# So loud!



## PotterWatch (Apr 30, 2012)

We brought home twelve new sheep yesterday to join the five we got a week ago.  The new ones are a mixture of ages from still nursing lambs to a five year old ewe.  They cried all night long.  I am assuming that they will settle in and the noise will lessen.  Please reassure me that I am right!  I only got a few hours sleep and I'm sure my neighbors aren't very pleased. How many nights do you suppose they will cry?  The first five we got didn't cry at all.


----------



## Remuda1 (Apr 30, 2012)

Lambs just weaned will bleat.... Keep them as comfortable as possible with good nutrition and clean water so that the ONLY thing they have to bleat about is missing their moms.
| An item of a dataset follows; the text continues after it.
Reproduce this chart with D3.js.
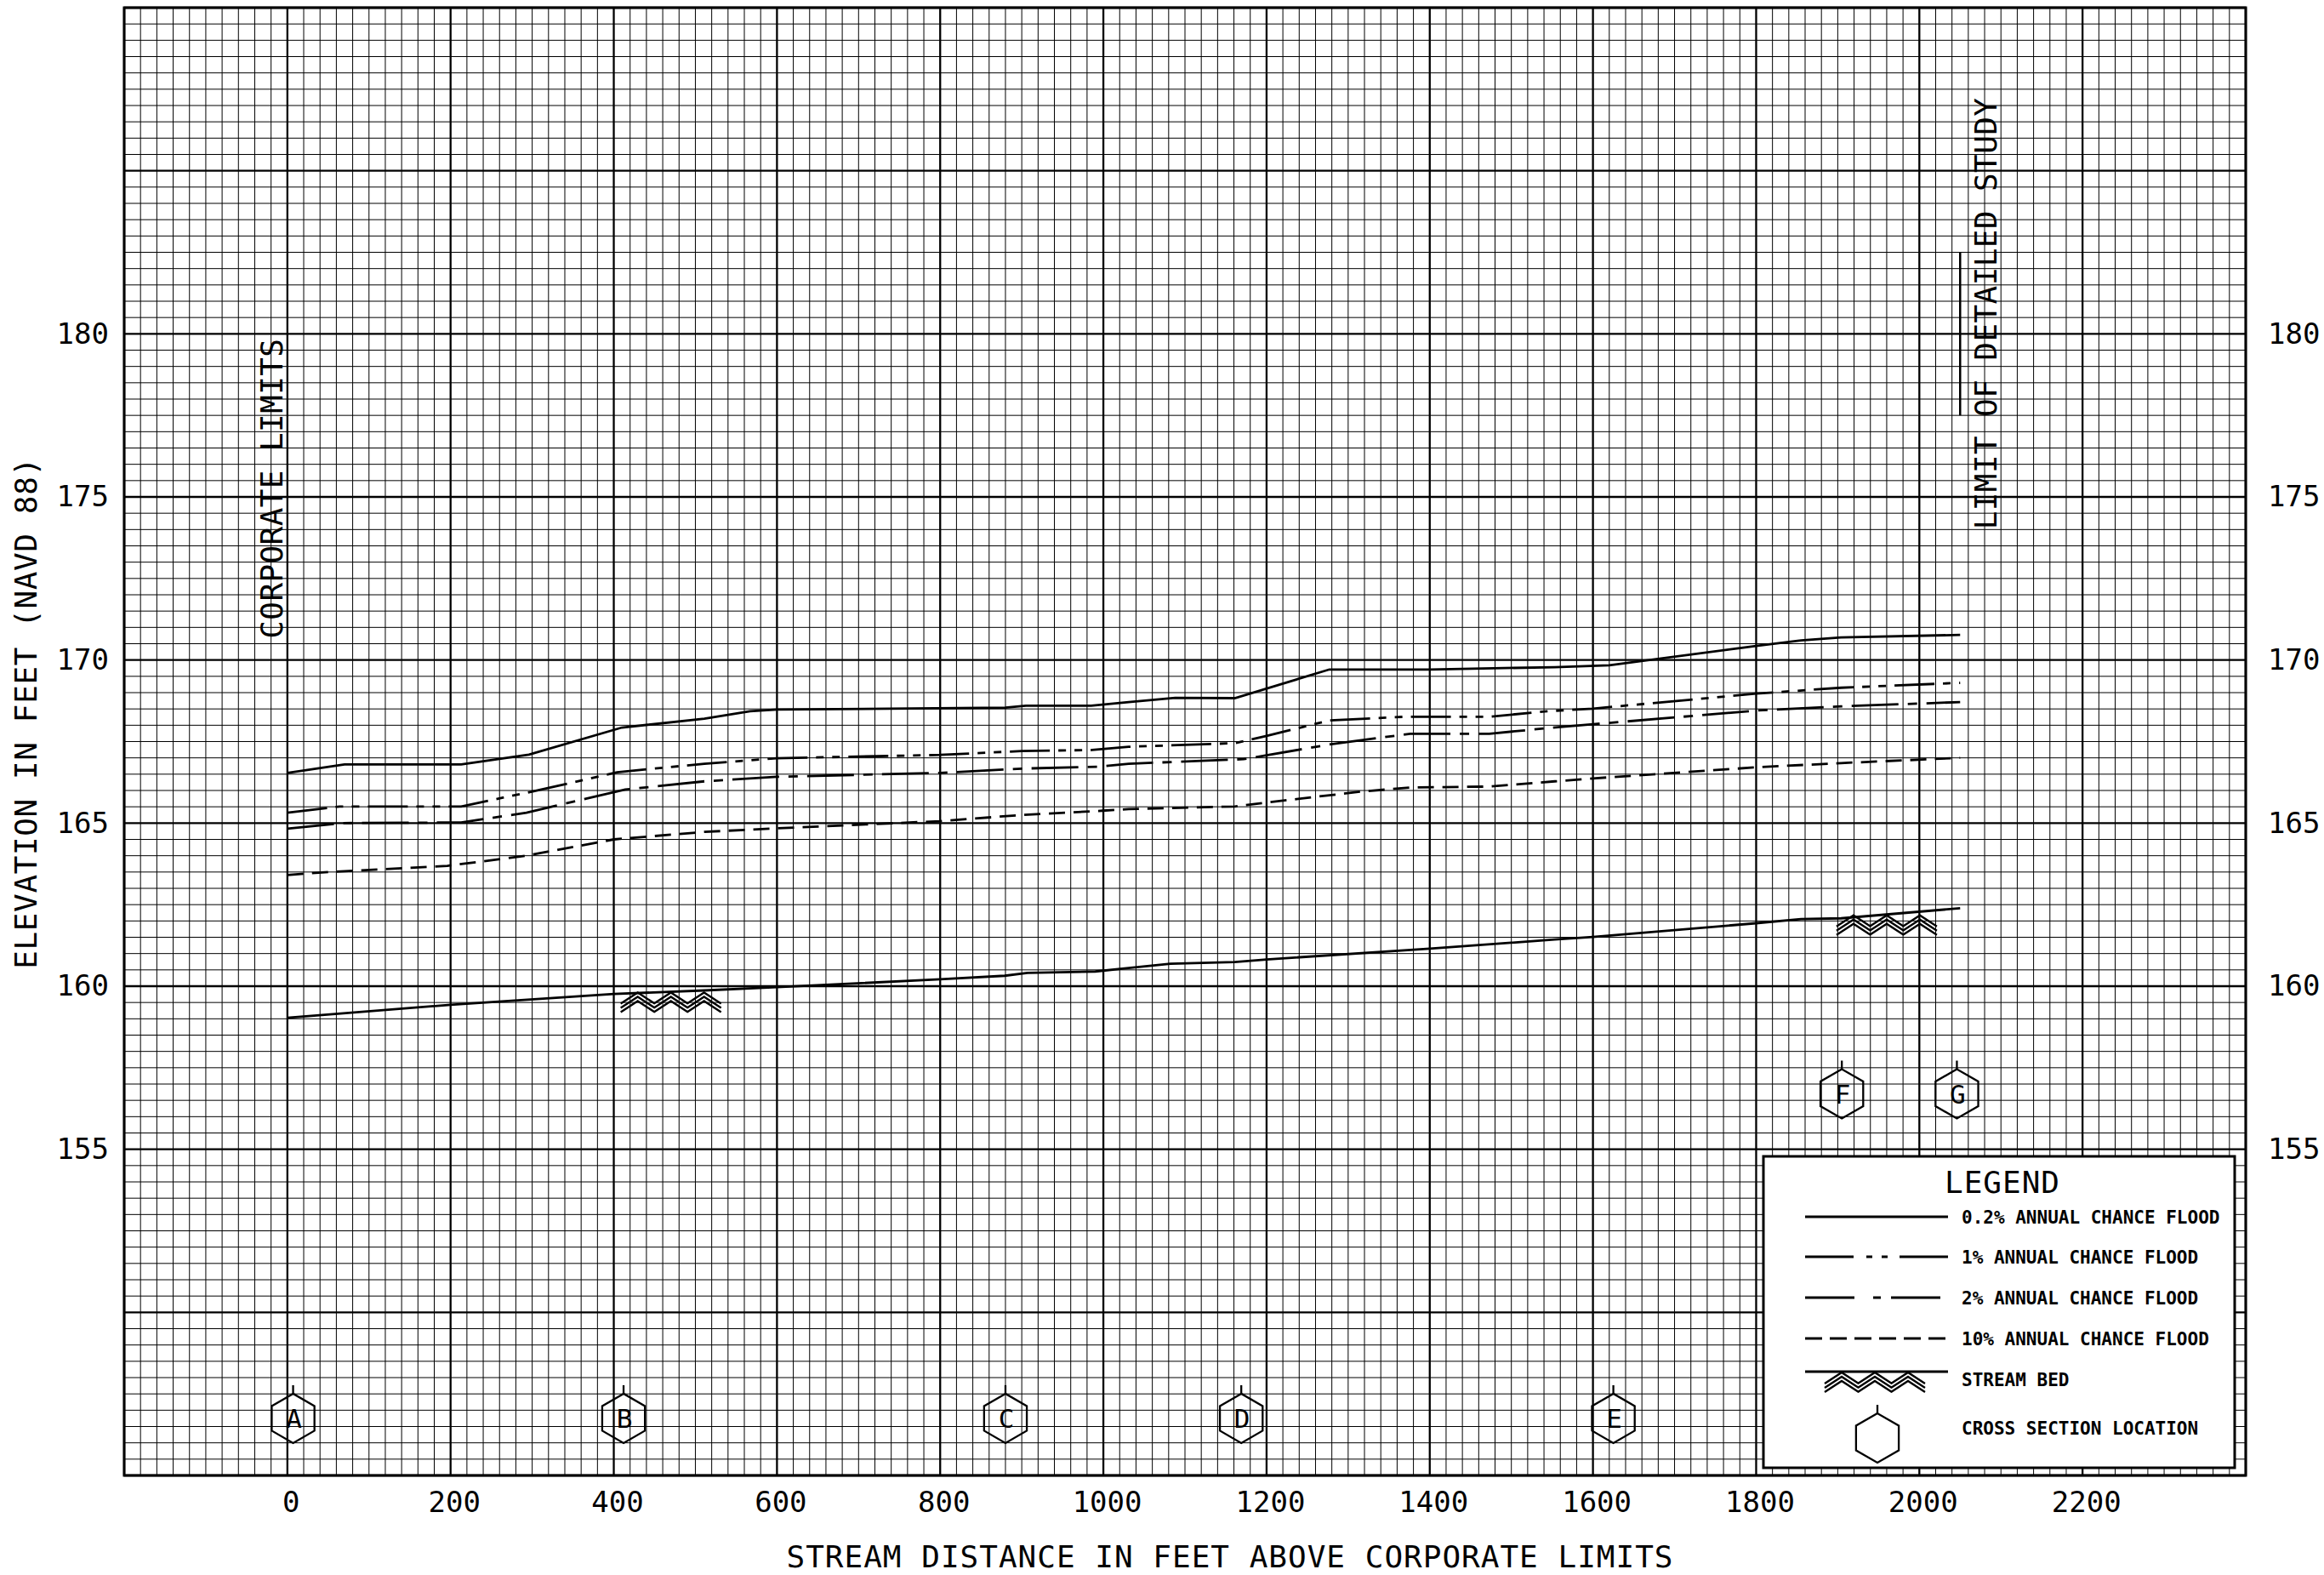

The happier you keep them the sooner they will forget mama. The bleating lambs will cause the adults to bleat in response. Give them some time, monitor their health and well being and things will work out. 

If it were me, I'd go have a visit with the neighbors before hard feeling develop. Good luck with it .


----------



## bonbean01 (Apr 30, 2012)

When we've added new lambs to the flock, the lambs do cry for their mother.  I usually take a lawn chair in with them and graham crackers and soda crackers...just sit there talking to them, munching as loudly as I can and soon they get curious and come for treats.  They tame up pretty quickly that way too and the crying didn't take long to get over.

Good idea about talking with your neighbours and letting them know this won't last forever and to bear with you while your sheep make the adjustment.

Good luck and enjoy your herd


----------